User Rating: ******** 8/10 25 votes

Writers: Tatiana Pashkova-Balkenhol, Mark Lenker, Liz Kocevar-Weidinger

Release date: June 10-12, 2010 (Calgary, Alberta)

Genre: Transcending borders/Exploring new techniques and new technologies

Tagline: Think twice before you ask for feedback

Plot: What is the happy medium between what students want and what we (librarians) think they need? Join us for an interactive hands-on session that replicates the students’ experience of providing feedback on web 2.0 technologies for instructional use. Experience how student feedback changed and improved our library services. Learn about how collaborating with students can have an unexpected impact on your instruction program.

Cast: Librarians, English 150 students, Communication Studies Students, First-Year seminar students, and teaching assistants in Longwood’s first year experience program.

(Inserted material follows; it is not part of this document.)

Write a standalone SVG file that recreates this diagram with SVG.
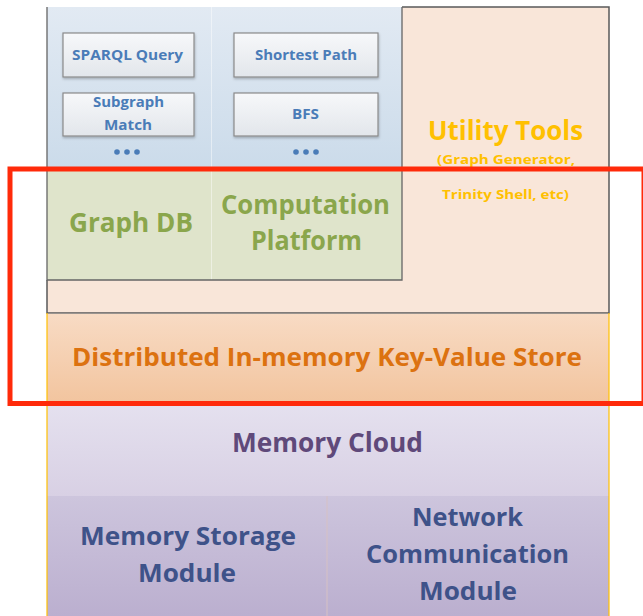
<svg xmlns="http://www.w3.org/2000/svg" width="643" height="616" viewBox="0 0 643 616">
<defs>
<linearGradient id="gBlue" x1="0" y1="0" x2="0" y2="1"><stop offset="0" stop-color="#e2eaf3"/><stop offset="1" stop-color="#cbdbea"/></linearGradient>
<linearGradient id="gBox" x1="0" y1="0" x2="0" y2="1"><stop offset="0" stop-color="#f7f8fa"/><stop offset="1" stop-color="#e2e6eb"/></linearGradient>
<linearGradient id="gOrange" x1="0" y1="0" x2="0" y2="1"><stop offset="0" stop-color="#f8dbc4"/><stop offset="1" stop-color="#f2c49e"/></linearGradient>
<linearGradient id="gCloud" x1="0" y1="0" x2="0" y2="1"><stop offset="0" stop-color="#e5e1ef"/><stop offset="1" stop-color="#d8d0e4"/></linearGradient>
<linearGradient id="gMod" x1="0" y1="0" x2="0" y2="1"><stop offset="0" stop-color="#cdc5dd"/><stop offset="1" stop-color="#bbafcf"/></linearGradient>
<filter id="sh" x="-10%" y="-10%" width="130%" height="140%"><feDropShadow dx="0.5" dy="1.5" stdDeviation="1" flood-color="#000" flood-opacity="0.25"/></filter>
</defs>
<style>
text{font-family:"Open Sans","Noto Sans","Liberation Sans",sans-serif;font-weight:700;text-anchor:middle}
.sub{fill:url(#gBox);stroke:#8a8a8a;stroke-width:1.2;filter:url(#sh)}
.subt{fill:#4a7cb8;font-size:14px}
.dot{fill:#4a7cb8}
.grn{fill:#8aa64c;font-size:26px}
.util{fill:#ffc000}
.kv{fill:#dc7210;font-size:25px}
.cloud{fill:#5f497a;font-size:26px}
.mod{fill:#3e5289;font-size:25px}
</style>

<g id="utility-tools">
<rect x="47" y="7" width="562" height="306" fill="#f9e6d9"/>
<path d="M402 7 H609 V313 H47 V280" fill="none" stroke="#5a5a5a" stroke-width="1.5"/>
<text class="util" x="505.5" y="140" font-size="26" textLength="155" lengthAdjust="spacingAndGlyphs">Utility Tools</text>
<text class="util" x="506" y="164" font-size="13" textLength="138" lengthAdjust="spacingAndGlyphs">(Graph Generator,</text>
<text class="util" x="505.5" y="199" font-size="13" textLength="127" lengthAdjust="spacingAndGlyphs">Trinity Shell, etc)</text>
</g>

<g id="top-panel">
<rect x="47" y="7" width="355" height="162" fill="url(#gBlue)"/>
<rect x="47" y="169" width="355" height="111" fill="#dfe4cb"/>
<line x1="211.5" y1="7" x2="211.5" y2="280" stroke="#ffffff" stroke-opacity="0.45" stroke-width="1"/>
<path d="M47 7 V280 H402 V7" fill="none" stroke="#666" stroke-width="1.3"/>
</g>

<g id="sparql-query">
<rect class="sub" x="63" y="33" width="131" height="44"/>
<text class="subt" x="127.5" y="60" textLength="111" lengthAdjust="spacingAndGlyphs">SPARQL Query</text>
</g>
<g id="shortest-path">
<rect class="sub" x="234" y="33" width="144" height="44"/>
<text class="subt" x="306" y="60" textLength="102" lengthAdjust="spacingAndGlyphs">Shortest Path</text>
</g>
<g id="subgraph-match">
<rect class="sub" x="63" y="93" width="131" height="43"/>
<text class="subt" x="128.5" y="107" textLength="71" lengthAdjust="spacingAndGlyphs">Subgraph</text>
<text class="subt" x="128" y="130" textLength="48" lengthAdjust="spacingAndGlyphs">Match</text>
</g>
<g id="bfs">
<rect class="sub" x="234" y="93" width="144" height="43"/>
<text class="subt" x="305.5" y="119" textLength="27" lengthAdjust="spacingAndGlyphs">BFS</text>
</g>
<g id="dots-left">
<circle class="dot" cx="117" cy="152" r="2.8"/><circle class="dot" cx="127" cy="152" r="2.8"/><circle class="dot" cx="137" cy="152" r="2.8"/>
</g>
<g id="dots-right">
<circle class="dot" cx="296" cy="152" r="2.8"/><circle class="dot" cx="306" cy="152" r="2.8"/><circle class="dot" cx="316" cy="152" r="2.8"/>
</g>

<g id="graph-db">
<text class="grn" x="131" y="232" textLength="124" lengthAdjust="spacingAndGlyphs">Graph DB</text>
</g>
<g id="computation-platform">
<text class="grn" x="305.5" y="214" textLength="169" lengthAdjust="spacingAndGlyphs">Computation</text>
<text class="grn" x="306.5" y="250" textLength="111" lengthAdjust="spacingAndGlyphs">Platform</text>
</g>

<g id="kv-store">
<rect x="47" y="313.8" width="562" height="90" fill="url(#gOrange)"/>
<text class="kv" x="327" y="366" textLength="510" lengthAdjust="spacingAndGlyphs">Distributed In-memory Key-Value Store</text>
</g>

<g id="memory-cloud">
<rect x="47" y="403" width="562" height="93" fill="url(#gCloud)"/>
<text class="cloud" x="327.5" y="452" textLength="191" lengthAdjust="spacingAndGlyphs">Memory Cloud</text>
</g>

<g id="memory-storage-module">
<rect x="47" y="496" width="280" height="120" fill="url(#gMod)"/>
<text class="mod" x="188" y="545" textLength="216" lengthAdjust="spacingAndGlyphs">Memory Storage</text>
<text class="mod" x="187" y="582" textLength="98" lengthAdjust="spacingAndGlyphs">Module</text>
</g>
<g id="network-communication-module">
<rect x="327" y="496" width="282" height="120" fill="url(#gMod)"/>
<line x1="327" y1="496" x2="327" y2="616" stroke="#d6c1c4" stroke-width="1"/>
<text class="mod" x="467.5" y="526" textLength="111" lengthAdjust="spacingAndGlyphs">Network</text>
<text class="mod" x="467.5" y="563" textLength="203" lengthAdjust="spacingAndGlyphs">Communication</text>
<text class="mod" x="468" y="600" textLength="98" lengthAdjust="spacingAndGlyphs">Module</text>
</g>

<g id="bottom-frame">
<line x1="47" y1="313" x2="47" y2="616" stroke="#ffc000" stroke-width="1.2"/>
<line x1="609" y1="313" x2="609" y2="616" stroke="#ffc000" stroke-width="1.2"/>
</g>

<g id="connectors"></g>

<g id="highlight">
<rect x="10" y="169" width="634" height="234.5" fill="none" stroke="#ff2a0a" stroke-width="5"/>
</g>
</svg>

Additional Details: Leaders in higher education are stressing collaboration in both the implementation and development of our services. Longwood librarians responded by developing an iterative process of conducting needs assessments, usability studies, and follow-up surveys to deliver services that respond to the needs of our users.

Find out how our library received feedback from both novice and experienced users on our research guides and how we used that feedback to improve our students’ research experience. During this session, the presenters will provide a simulation, during which participants will be “students” taking usability surveys and then have the opportunity to be “librarians” evaluating the feedback process and responding to the user-suggested changes.

Learn how we built a collaborative relationship with student teaching assistants in Longwood’s first year experience program and how their feedback inspired us to create an online game to help incoming freshmen use the library effectively. Participants will get to play and figure out — which of our librarians is really a dangerous android in disguise—before it’s too late?